Poise. Personality. Preservation. Vanessa Williams showed the Howard Theatre how the three principles continue guide her career into the right direction because simply put, Vanessa has “The Right Stuff.”
Taking a note from her pageant days, Vanessa graced the stage with a signature smile, a few waves and regal restraint on Friday. Fans froze with childlike glee to gaze into her azure eyes before she launched into her 1991 hit “Comfort Zone” from the Grammy-nominated album of the same name. Vanessa’s late concert had something to offer everyone, as demonstrated by a performance of her 1988 single “The Right Stuff,” remixed with a lively swing band instrument.
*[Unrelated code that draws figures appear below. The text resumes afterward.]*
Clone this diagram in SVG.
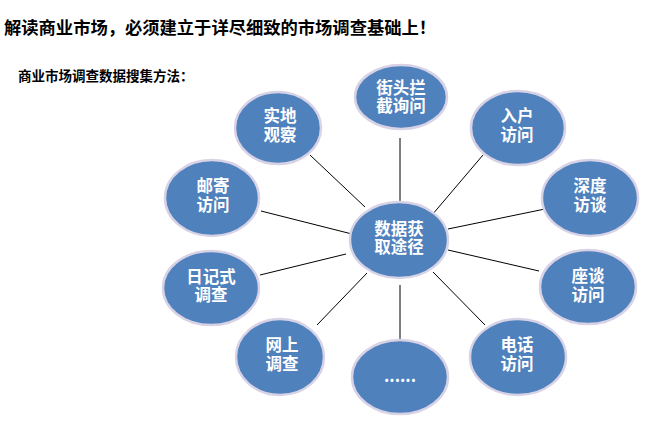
<svg xmlns="http://www.w3.org/2000/svg" width="650" height="432" viewBox="0 0 650 432">
<style>
.bg{fill:#ffffff}
.title{font-family:"Noto Sans CJK SC","Liberation Sans",sans-serif;font-weight:bold;fill:#000}
.node ellipse{fill:#4f81bd;stroke:#d8d2e6;stroke-width:2.5}
.node text{font-family:"Noto Sans CJK SC","Liberation Sans",sans-serif;font-weight:bold;font-size:16.5px;fill:#fff;text-anchor:middle}
.conn line{stroke:#000;stroke-width:1}
</style>
<rect class="bg" x="0" y="0" width="650" height="432"/>
<text class="title" x="4" y="34" font-size="17.3">解读商业市场，必须建立于详尽细致的市场调查基础上！</text>
<text class="title" x="18" y="81" font-size="13.5">商业市场调查数据搜集方法：</text>
<g id="connectors" class="conn">
<line x1="400" y1="138" x2="400" y2="202"/>
<line x1="310" y1="155" x2="365" y2="207"/>
<line x1="483" y1="155" x2="432" y2="215"/>
<line x1="261" y1="211" x2="352" y2="234"/>
<line x1="260" y1="275" x2="346" y2="254"/>
<line x1="448" y1="229" x2="545" y2="209"/>
<line x1="448" y1="250" x2="539" y2="271"/>
<line x1="367" y1="273" x2="317" y2="325"/>
<line x1="400" y1="285" x2="400" y2="340"/>
<line x1="433" y1="272" x2="485" y2="325"/>
</g>
<g id="n-center" class="node">
<ellipse cx="399" cy="240" rx="49" ry="38"/>
<text x="399" y="235">数据获<tspan x="399" dy="18">取途径</tspan></text>
</g>
<g id="n-street" class="node">
<ellipse cx="401" cy="97" rx="46" ry="32"/>
<text x="401" y="94">街头拦<tspan x="401" dy="18">截询问</tspan></text>
</g>
<g id="n-observe" class="node">
<ellipse cx="278" cy="128" rx="43" ry="36"/>
<text x="280" y="122">实地<tspan x="280" dy="19">观察</tspan></text>
</g>
<g id="n-mail" class="node">
<ellipse cx="212" cy="198" rx="47" ry="38"/>
<text x="213" y="192">邮寄<tspan x="213" dy="19">访问</tspan></text>
</g>
<g id="n-diary" class="node">
<ellipse cx="211" cy="288" rx="48" ry="37"/>
<text x="211" y="283">日记式<tspan x="211" dy="18">调查</tspan></text>
</g>
<g id="n-online" class="node">
<ellipse cx="280" cy="357" rx="44" ry="38"/>
<text x="282" y="351">网上<tspan x="282" dy="19">调查</tspan></text>
</g>
<g id="n-more" class="node">
<ellipse cx="400" cy="377" rx="48" ry="37"/>
<text x="400" y="382">......</text>
</g>
<g id="n-home" class="node">
<ellipse cx="518" cy="128" rx="47" ry="37"/>
<text x="517" y="122">入户<tspan x="517" dy="19">访问</tspan></text>
</g>
<g id="n-depth" class="node">
<ellipse cx="590" cy="198" rx="48" ry="38"/>
<text x="590" y="192">深度<tspan x="590" dy="19">访谈</tspan></text>
</g>
<g id="n-forum" class="node">
<ellipse cx="588" cy="287" rx="48" ry="37"/>
<text x="588" y="282">座谈<tspan x="588" dy="19">访问</tspan></text>
</g>
<g id="n-phone" class="node">
<ellipse cx="518" cy="357" rx="48" ry="38"/>
<text x="517" y="351">电话<tspan x="517" dy="19">访问</tspan></text>
</g>
</svg>
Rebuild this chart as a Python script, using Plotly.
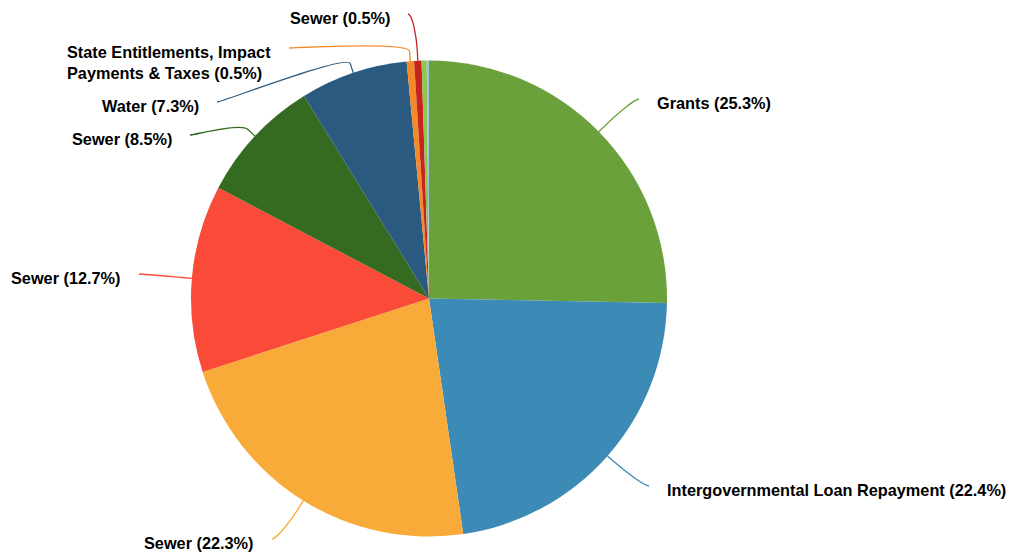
import math
import textwrap
import plotly.graph_objects as go

# Revenue sources, clockwise from 12 o'clock
categories = [
    "Grants",
    "Intergovernmental Loan Repayment",
    "Sewer",
    "Sewer",
    "Sewer",
    "Water",
    "State Entitlements, Impact Payments & Taxes",
    "Sewer",
    "Other",
    "Other",
]
shares = [25.3, 22.4, 22.3, 12.7, 8.5, 7.3, 0.5, 0.5, 0.35, 0.15]
show_label = [True, True, True, True, True, True, True, True, False, False]

colors = [
    "#6aa13a", "#3c8ab6", "#f8ab38", "#f94b38", "#356a21",
    "#2b5a80", "#f4892a", "#c4251f", "#8fc550", "#9cc3e0",
]

# Canvas and pie geometry (pixels)
W, H = 1017, 555
CX, CY, R = 429, 298.5, 238

# Where each label's connector ends (pixels); None for unlabeled slices
label_end_px = [
    (639, 99), (649, 486), (272, 539), (139, 274),
    (190, 135), (217, 102), (289, 48), (408, 14), None, None,
]
TEXT_GAP = 16
BREAK = 10
FONT = dict(family="Liberation Sans, Arial, Helvetica, sans-serif", size=16.3,
            color="#000000", weight="bold")


def paper(px, py):
    return px / W, 1 - py / H


# Slice keys must be unique, otherwise the repeated "Sewer" entries get merged
slice_ids = [f"{i}:{name}" for i, name in enumerate(categories)]

fig = go.Figure(go.Pie(
    labels=slice_ids,
    values=shares,
    hovertext=categories,
    sort=False,
    direction="clockwise",
    rotation=0,
    marker=dict(colors=colors, line=dict(width=0)),
    textinfo="none",
    hoverinfo="text+percent",
    showlegend=False,
    domain=dict(x=[(CX - R) / W, (CX + R) / W],
                y=[1 - (CY + R) / H, 1 - (CY - R) / H]),
))

total = sum(shares)
cum = 0.0
shapes, annotations = [], []
for name, v, col, show, end in zip(categories, shares, colors, show_label, label_end_px):
    theta = 2 * math.pi * (cum + v / 2) / total
    cum += v
    if not show or end is None:
        continue
    ux, uy = math.sin(theta), -math.cos(theta)
    # slice edge -> short radial break -> soft curve to the label
    p = (CX + R * ux, CY + R * uy)
    b = (CX + (R + BREAK) * ux, CY + (R + BREAK) * uy)
    ex, ey = end
    right = ex > CX
    c1 = (b[0] + ux * BREAK, b[1] + uy * BREAK)
    c2 = (ex - 5 if right else ex + 5, ey)
    pts = [paper(*q) for q in (p, b, c1, c2, (ex, ey))]
    path = "M {0[0]},{0[1]} L {1[0]},{1[1]} C {2[0]},{2[1]} {3[0]},{3[1]} {4[0]},{4[1]}".format(*pts)
    shapes.append(dict(type="path", path=path, xref="paper", yref="paper",
                       line=dict(color=col, width=1.3)))

    pct = v / total * 100
    text = f"{name} ({pct:.1f}%)"
    if len(text) > 45:
        text = "<br>".join(textwrap.wrap(text, 26))
    nlines = text.count("<br>") + 1
    tx = ex + TEXT_GAP if right else ex - TEXT_GAP
    ty = ey + 4 + (nlines - 1) * 10.5
    ax_, ay_ = paper(tx, ty)
    annotations.append(dict(
        x=ax_, y=ay_, xref="paper", yref="paper", text=text, showarrow=False,
        xanchor="left" if right else "right", yanchor="middle", align="left",
        font=FONT,
    ))

fig.update_layout(
    width=W, height=H,
    margin=dict(l=0, r=0, t=0, b=0),
    paper_bgcolor="#ffffff",
    plot_bgcolor="#ffffff",
    shapes=shapes,
    annotations=annotations,
)

fig.write_html("out.html")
Rest assured, however, that Vanessa remained in the spotlight and at the center of the stage.
Although extensive choreography is no longer apart of “The Right Stuff,” her fans enjoyed her ability to breathe new life into the single. As a nod to her skills as a theatre-educated, Broadway-trained singer, Vanessa understands the value of versatility. The audience cheered in adornment when she scatted during the performance of her 1988 single “Dreamin’.” In a grateful moment, Vanessa told the audience that her band members have been with her ever since 1997. The audience clearly valued both authenticity and skill, which were amply expressed throughout the evening.
The entrée of her performance reintroduced fans to her to Adult Contemporary portfolio. The first duet of the evening featured her pianist, who filled in for Brian McKnight during the performance of the 1993 single “Love Is.” Vanessa expressed her gratitude and work ethic to mention that “Love Is” was featured on the soundtrack of the blockbuster TV show Beverly Hills 90210. Fans appreciated how the composed Vanessa harmonized with her voice and her hands during the song.
Vanessa further connected with the audience when she reflected on lessons learned from her former status as 1983 Miss America and initially being told by Disney agents that she was not “good enough.” With another around of eye contact and attitude, Vanessa captured her moment of redemption with a performance of the 1995 single “Colors of The Wind.” Her voice is in tip-top shape! While other RnB singers may take pride in bombastic highs and lows of the voice, the character of Vanessa’s voice prioritized clarity, diction and tone. The last selection from the portfolio was “The Sweetest Days” from the 1996 platinum-album The Sweetest Days.
Vanessa balanced the narration of her 30-year career with musical diversity and stories to forge a level of intimacy that a picture or quick video could not. With jazz and RnB selections under her belt, Vanessa paid homage to one of her idols, Chaka Khan, with the ‘70s funk-inspired performance of the 2005 single “Everlasting Love.” Vanessa continued to let her hair down with the fiery rock remix of her 1997 single “Who Were You Thinkin’ About,” and she joked that the song applied to one of her ex-husbands.
Tony-nominated Vanessa then took fans to the catalogue of her Broadway appearances, the first of which was a powerful rendition of “Creole Love Call” by her backup singer and co-star in After Midnight, Carmen Ruby Floyd. Before she performed “Stormy Weather,” Vanessa expressed her fondness for the late Lena Horne, an African-American pioneer in her own right, whose work also blended stage performance, studio films and studio singing.
The mother of four (including RnB singer Jillian Hervey of Lion Babe) shared her proud moments as a mother and three-time wife — all while being a Hollywood vet. The reflective words served as an empowerment segue to the performance of “Work to Do.” The final number of the evening as the 1992 hit “Save the Best for Last,” which received a standing ovation.
Much like Vanessa herself, fans expressed their enjoyment and gratitude for the show with smiles, bows and applauses, and now await the next exciting venture in her smooth and steady career.